Es un tema delicado y complejo. Y también difícil. Hay que entender que no hay valores universales, compartidos por todos, porque determinados valores que occidente pregona (aunque no cumpla siempre y cabalmente) no son compartidos en oriente. Aún en occidente hay visiones diametralmente opuestas al momento de opinar. Y también en oriente.

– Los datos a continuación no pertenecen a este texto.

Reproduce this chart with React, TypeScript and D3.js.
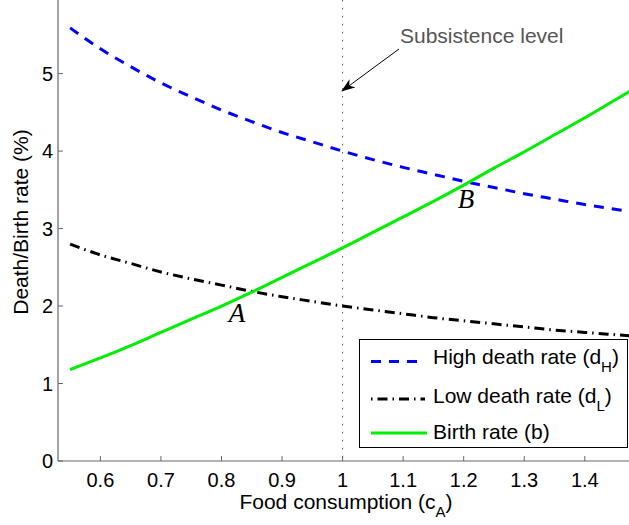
import React from "react";
import * as d3 from "d3";

// values
const foodLevels = [0.55, 0.6, 0.65, 0.7, 0.75, 0.8, 0.85, 0.9, 0.95, 1.0, 1.05, 1.1, 1.15, 1.2, 1.25, 1.3, 1.35, 1.4, 1.45, 1.5];
const highDeath = [5.59, 5.32, 5.09, 4.88, 4.7, 4.53, 4.38, 4.24, 4.12, 4.0, 3.89, 3.79, 3.7, 3.61, 3.53, 3.45, 3.38, 3.31, 3.25, 3.19];
const lowDeath = [2.8, 2.66, 2.55, 2.44, 2.35, 2.27, 2.19, 2.12, 2.06, 2.0, 1.95, 1.9, 1.85, 1.81, 1.77, 1.73, 1.69, 1.66, 1.63, 1.6];
const birthRate = [1.18, 1.33, 1.49, 1.66, 1.83, 2.0, 2.18, 2.37, 2.56, 2.75, 2.95, 3.15, 3.35, 3.56, 3.78, 3.99, 4.21, 4.43, 4.66, 4.89];
const xTicks = [0.6, 0.7, 0.8, 0.9, 1, 1.1, 1.2, 1.3, 1.4];
const yTicks = [0, 1, 2, 3, 4, 5];
const subsistence = 1;
const pointA = { x: 0.85, y: 2.19 };
const pointB = { x: 1.21, y: 3.6 };

const font = "Liberation Sans, Arial, Helvetica, sans-serif";
const W = 629;
const H = 525;
const left = 58;
const bottom = 461;

const App = () => {
  const x = d3.scaleLinear().domain([0.53, 1.473]).range([left, W]);
  const y = d3.scaleLinear().domain([0, 5.95]).range([bottom, 0]);

  const line = (vals: number[]) =>
    d3.line<number>()
      .x((_, i) => x(foodLevels[i]))
      .y((d) => y(d))
      .curve(d3.curveMonotoneX)(vals) || "";

  const axisColor = "#666";
  const xs = x(subsistence);

  return (
    <svg width={W} height={H} style={{ position: "absolute", left: 0, top: 0, background: "#fff" }}>
      <defs>
        <clipPath id="plot">
          <rect x={left} y={0} width={W - left} height={bottom} />
        </clipPath>
        <marker id="arrow" viewBox="0 0 14 10" refX="13" refY="5" markerWidth="14" markerHeight="10" orient="auto" markerUnits="userSpaceOnUse">
          <path d="M0,0 L14,5 L0,10 L4,5 Z" fill="#000" />
        </marker>
      </defs>

      {/* subsistence line */}
      <line x1={xs} x2={xs} y1={0} y2={bottom} stroke="#555" strokeWidth={1} strokeDasharray="1.5,6.5" />

      <g clipPath="url(#plot)" fill="none" strokeWidth={3}>
        <path d={line(highDeath)} stroke="#0000ff" strokeDasharray="10,8" />
        <path d={line(lowDeath)} stroke="#000" strokeDasharray="10,5,1.5,5" />
        <path d={line(birthRate)} stroke="#00ee00" />
      </g>

      {/* axes */}
      <line x1={left} x2={left} y1={0} y2={bottom} stroke={axisColor} strokeWidth={1.2} />
      <line x1={left} x2={W} y1={bottom} y2={bottom} stroke={axisColor} strokeWidth={1.2} />
      {xTicks.map((t) => (
        <g key={"x" + t}>
          <line x1={x(t)} x2={x(t)} y1={bottom} y2={bottom - 5} stroke={axisColor} />
          <text x={x(t)} y={487} textAnchor="middle" fontFamily={font} fontSize={20} fill="#000">
            {d3.format("~g")(t)}
          </text>
        </g>
      ))}
      {yTicks.map((t) => (
        <g key={"y" + t}>
          <line x1={left} x2={left + 5} y1={y(t)} y2={y(t)} stroke={axisColor} />
          <text x={53} y={y(t) + 7} textAnchor="end" fontFamily={font} fontSize={20} fill="#000">
            {t}
          </text>
        </g>
      ))}

      {/* axis labels */}
      <text x={346} y={509} textAnchor="middle" fontFamily={font} fontSize={21} fill="#000">
        Food consumption (c<tspan dy={8} fontSize={15}>A</tspan><tspan dy={-8}>)</tspan>
      </text>
      <text transform={`translate(28,222) rotate(-90)`} textAnchor="middle" fontFamily={font} fontSize={21} fill="#000">
        Death/Birth rate (%)
      </text>

      {/* annotation */}
      <text x={400} y={43} fontFamily={font} fontSize={21} fill="#555">Subsistence level</text>
      <line x1={399} y1={49} x2={342} y2={91} stroke="#000" strokeWidth={1} markerEnd="url(#arrow)" />

      <text x={x(pointA.x) - 23} y={y(pointA.y) + 31} fontFamily="Liberation Serif, serif" fontStyle="italic" fontSize={27} fill="#000">A</text>
      <text x={x(pointB.x) - 12} y={y(pointB.y) + 26} fontFamily="Liberation Serif, serif" fontStyle="italic" fontSize={27} fill="#000">B</text>

      {/* legend */}
      <g>
        <rect x={359.5} y={339.5} width={268} height={108} fill="#fff" stroke="#000" strokeWidth={1} />
        <line x1={371} x2={425} y1={361.5} y2={361.5} stroke="#0000ff" strokeWidth={3} strokeDasharray="10,8" />
        <line x1={371} x2={425} y1={399} y2={399} stroke="#000" strokeWidth={3} strokeDasharray="1.5,5,10,5" />
        <line x1={371} x2={427} y1={433} y2={433} stroke="#00ee00" strokeWidth={3} />
        <g fontFamily={font} fontSize={21} fill="#000">
          <text x={433} y={364}>High death rate (d<tspan dy={8} fontSize={15}>H</tspan><tspan dy={-8}>)</tspan></text>
          <text x={433} y={403}>Low death rate (d<tspan dy={8} fontSize={15}>L</tspan><tspan dy={-8}>)</tspan></text>
          <text x={433} y={439}>Birth rate (b)</text>
        </g>
      </g>
    </svg>
  );
};

export default App;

Pero hay cosas, estoy convencido, que no admiten discusión:
  1. Jamás deberemos aceptar el asesinato en nombre de Dios, en nombre de una idea, en nombre de una venganza, en nombre de diferencias raciales, sexuales, religiosas. Nuestra condena debe ser absoluta. Aún entendiendo que este mundo en que vivimos alberga mucha gente capaz de matar por todas esas cosas, en diferentes países y culturas. Incluso en la nuestra. Y la ley debe caer con todo su rigor con quienes ejercen venganzas como la increíblemente desproporcionada reacción del fundamentalismo en el caso de Charlie Hebdo.
  2. Existe además un derecho inalienable: la de profesar una creencia religiosa, o la de ser ateo e ignorar la cuestión religiosa, sin que esto implique dificultades para quien cree una u otra cosa. Nadie debe ser perseguido, encarcelado, violentado o injuriado por creer o por no creer.
  3. El derecho a profesar una fe no incluye, ciertamente, el “compelere intrare”, obligar a los demás a compartir esta propia visión.
  4. No existe el derecho a sembrar el terror para obligar a otros a pensar o actuar de alguna manera.
  5. La libertad de expresión es una conquista que debe ser resguardada, dentro de la legalidad vigente.
Queda abierta la otra cuestión: la de la “libertad al insulto o a la ridiculización o a la ofensa”. Que debe seguir siendo analizada desde la perspectiva de la racionalidad, de la perspectiva histórica e historicista, y fundamentalmente desde el supremo interés del bien común.
Pero creo que, aún cuando no exista legislación sobre la materia, debemos abstenernos de caer en la tentación de ofender, de causar dolor con la palabra, tanto en el ámbito de las creencias religiosas como en otros muchos ámbitos que impactan en lo profundo de la intimidad del otro. El respeto a la dignidad del otro, antes aún que un derecho, es una obligación moral.  
Agradeceré cualquier juicio que me ayude a completar, y aún a modificar estas convicciones, si tiene la fuerza argumentativa necesaria.



[1] Boutade: expresión cómica que se usa para ilustrar un concepto.
[2] La Nación, 13-1-15, “Otra mirada sobre Charlie Hebdo”.
[3] La Nación, 13-1-15, “Otra mirada sobre Charlie Hebdo”.